• **Data excerpt**:
* * * * * * * * *

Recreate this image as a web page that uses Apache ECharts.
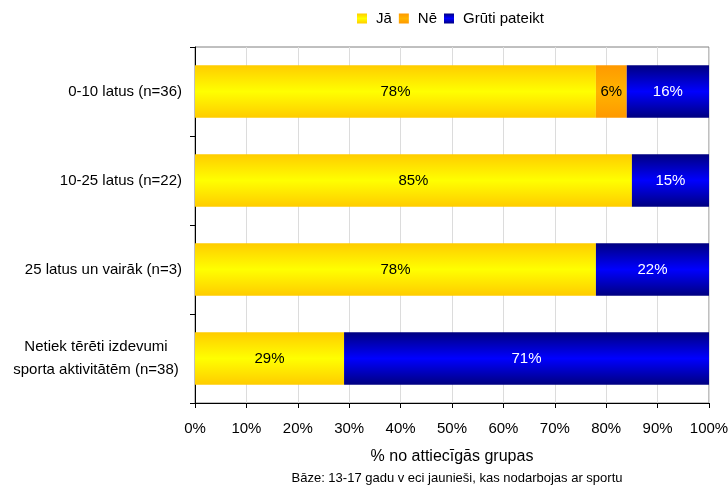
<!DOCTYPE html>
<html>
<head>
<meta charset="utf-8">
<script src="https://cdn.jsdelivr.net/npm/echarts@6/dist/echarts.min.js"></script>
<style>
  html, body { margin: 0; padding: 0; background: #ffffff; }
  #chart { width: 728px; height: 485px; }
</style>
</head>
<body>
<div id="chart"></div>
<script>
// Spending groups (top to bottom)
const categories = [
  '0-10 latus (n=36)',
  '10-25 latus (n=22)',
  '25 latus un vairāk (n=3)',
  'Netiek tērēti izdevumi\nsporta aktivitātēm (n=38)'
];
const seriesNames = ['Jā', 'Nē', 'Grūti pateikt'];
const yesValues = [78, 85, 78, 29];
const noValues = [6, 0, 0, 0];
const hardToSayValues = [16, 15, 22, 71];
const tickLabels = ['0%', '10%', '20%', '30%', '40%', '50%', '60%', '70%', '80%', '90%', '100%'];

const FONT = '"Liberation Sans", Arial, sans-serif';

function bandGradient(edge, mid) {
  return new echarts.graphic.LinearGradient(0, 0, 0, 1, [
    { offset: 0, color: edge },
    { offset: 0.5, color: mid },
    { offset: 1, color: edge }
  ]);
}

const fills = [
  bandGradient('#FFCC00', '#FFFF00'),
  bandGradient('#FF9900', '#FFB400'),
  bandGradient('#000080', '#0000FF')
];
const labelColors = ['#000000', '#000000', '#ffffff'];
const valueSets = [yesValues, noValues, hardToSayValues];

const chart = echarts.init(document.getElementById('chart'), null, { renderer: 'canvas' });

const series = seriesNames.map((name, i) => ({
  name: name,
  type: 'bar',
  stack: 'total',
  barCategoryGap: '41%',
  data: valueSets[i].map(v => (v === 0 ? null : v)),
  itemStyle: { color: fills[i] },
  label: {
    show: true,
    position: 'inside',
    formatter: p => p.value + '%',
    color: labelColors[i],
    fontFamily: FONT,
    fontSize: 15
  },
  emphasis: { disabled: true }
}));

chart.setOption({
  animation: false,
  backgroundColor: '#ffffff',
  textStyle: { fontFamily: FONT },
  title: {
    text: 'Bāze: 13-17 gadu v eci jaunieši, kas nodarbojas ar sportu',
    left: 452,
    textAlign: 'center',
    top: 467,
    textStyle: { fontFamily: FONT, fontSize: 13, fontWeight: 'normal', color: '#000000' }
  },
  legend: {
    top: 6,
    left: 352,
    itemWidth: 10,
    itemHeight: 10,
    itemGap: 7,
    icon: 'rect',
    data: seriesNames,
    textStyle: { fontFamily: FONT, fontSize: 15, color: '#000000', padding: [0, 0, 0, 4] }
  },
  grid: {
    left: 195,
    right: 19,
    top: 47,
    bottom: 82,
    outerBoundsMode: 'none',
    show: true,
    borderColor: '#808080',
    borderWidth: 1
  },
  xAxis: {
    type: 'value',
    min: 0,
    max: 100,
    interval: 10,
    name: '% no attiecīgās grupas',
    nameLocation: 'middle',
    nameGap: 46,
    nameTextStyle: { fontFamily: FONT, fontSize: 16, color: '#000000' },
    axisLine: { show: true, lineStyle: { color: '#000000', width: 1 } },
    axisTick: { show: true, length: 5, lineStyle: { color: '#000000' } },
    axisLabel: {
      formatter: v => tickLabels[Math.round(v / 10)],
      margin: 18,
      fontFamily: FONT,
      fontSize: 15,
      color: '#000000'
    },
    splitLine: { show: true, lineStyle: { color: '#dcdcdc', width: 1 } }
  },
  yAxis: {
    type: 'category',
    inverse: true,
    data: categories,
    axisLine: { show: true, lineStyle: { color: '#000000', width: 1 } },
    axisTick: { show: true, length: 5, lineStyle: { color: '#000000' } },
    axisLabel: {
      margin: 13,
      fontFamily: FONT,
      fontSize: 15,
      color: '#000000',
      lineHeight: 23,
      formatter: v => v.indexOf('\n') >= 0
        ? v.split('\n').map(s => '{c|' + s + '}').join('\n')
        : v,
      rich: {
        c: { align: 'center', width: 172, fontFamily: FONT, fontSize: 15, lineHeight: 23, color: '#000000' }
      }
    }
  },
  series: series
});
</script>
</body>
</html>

* * * * * * * * *

• **Objective**:
Strip out the pictures and quote the remaining data word for word.

• **Output of the exercise**:
Recreate this image as a web page that uses Apache ECharts.
<!DOCTYPE html>
<html>
<head>
<meta charset="utf-8">
<script src="https://cdn.jsdelivr.net/npm/echarts@6/dist/echarts.min.js"></script>
<style>
  html, body { margin: 0; padding: 0; background: #ffffff; }
  #chart { width: 728px; height: 485px; }
</style>
</head>
<body>
<div id="chart"></div>
<script>
// Spending groups (top to bottom)
const categories = [
  '0-10 latus (n=36)',
  '10-25 latus (n=22)',
  '25 latus un vairāk (n=3)',
  'Netiek tērēti izdevumi\nsporta aktivitātēm (n=38)'
];
const seriesNames = ['Jā', 'Nē', 'Grūti pateikt'];
const yesValues = [78, 85, 78, 29];
const noValues = [6, 0, 0, 0];
const hardToSayValues = [16, 15, 22, 71];
const tickLabels = ['0%', '10%', '20%', '30%', '40%', '50%', '60%', '70%', '80%', '90%', '100%'];

const FONT = '"Liberation Sans", Arial, sans-serif';

function bandGradient(edge, mid) {
  return new echarts.graphic.LinearGradient(0, 0, 0, 1, [
    { offset: 0, color: edge },
    { offset: 0.5, color: mid },
    { offset: 1, color: edge }
  ]);
}

const fills = [
  bandGradient('#FFCC00', '#FFFF00'),
  bandGradient('#FF9900', '#FFB400'),
  bandGradient('#000080', '#0000FF')
];
const labelColors = ['#000000', '#000000', '#ffffff'];
const valueSets = [yesValues, noValues, hardToSayValues];

const chart = echarts.init(document.getElementById('chart'), null, { renderer: 'canvas' });

const series = seriesNames.map((name, i) => ({
  name: name,
  type: 'bar',
  stack: 'total',
  barCategoryGap: '41%',
  data: valueSets[i].map(v => (v === 0 ? null : v)),
  itemStyle: { color: fills[i] },
  label: {
    show: true,
    position: 'inside',
    formatter: p => p.value + '%',
    color: labelColors[i],
    fontFamily: FONT,
    fontSize: 15
  },
  emphasis: { disabled: true }
}));

chart.setOption({
  animation: false,
  backgroundColor: '#ffffff',
  textStyle: { fontFamily: FONT },
  title: {
    text: 'Bāze: 13-17 gadu v eci jaunieši, kas nodarbojas ar sportu',
    left: 452,
    textAlign: 'center',
    top: 467,
    textStyle: { fontFamily: FONT, fontSize: 13, fontWeight: 'normal', color: '#000000' }
  },
  legend: {
    top: 6,
    left: 352,
    itemWidth: 10,
    itemHeight: 10,
    itemGap: 7,
    icon: 'rect',
    data: seriesNames,
    textStyle: { fontFamily: FONT, fontSize: 15, color: '#000000', padding: [0, 0, 0, 4] }
  },
  grid: {
    left: 195,
    right: 19,
    top: 47,
    bottom: 82,
    outerBoundsMode: 'none',
    show: true,
    borderColor: '#808080',
    borderWidth: 1
  },
  xAxis: {
    type: 'value',
    min: 0,
    max: 100,
    interval: 10,
    name: '% no attiecīgās grupas',
    nameLocation: 'middle',
    nameGap: 46,
    nameTextStyle: { fontFamily: FONT, fontSize: 16, color: '#000000' },
    axisLine: { show: true, lineStyle: { color: '#000000', width: 1 } },
    axisTick: { show: true, length: 5, lineStyle: { color: '#000000' } },
    axisLabel: {
      formatter: v => tickLabels[Math.round(v / 10)],
      margin: 18,
      fontFamily: FONT,
      fontSize: 15,
      color: '#000000'
    },
    splitLine: { show: true, lineStyle: { color: '#dcdcdc', width: 1 } }
  },
  yAxis: {
    type: 'category',
    inverse: true,
    data: categories,
    axisLine: { show: true, lineStyle: { color: '#000000', width: 1 } },
    axisTick: { show: true, length: 5, lineStyle: { color: '#000000' } },
    axisLabel: {
      margin: 13,
      fontFamily: FONT,
      fontSize: 15,
      color: '#000000',
      lineHeight: 23,
      formatter: v => v.indexOf('\n') >= 0
        ? v.split('\n').map(s => '{c|' + s + '}').join('\n')
        : v,
      rich: {
        c: { align: 'center', width: 172, fontFamily: FONT, fontSize: 15, lineHeight: 23, color: '#000000' }
      }
    }
  },
  series: series
});
</script>
</body>
</html>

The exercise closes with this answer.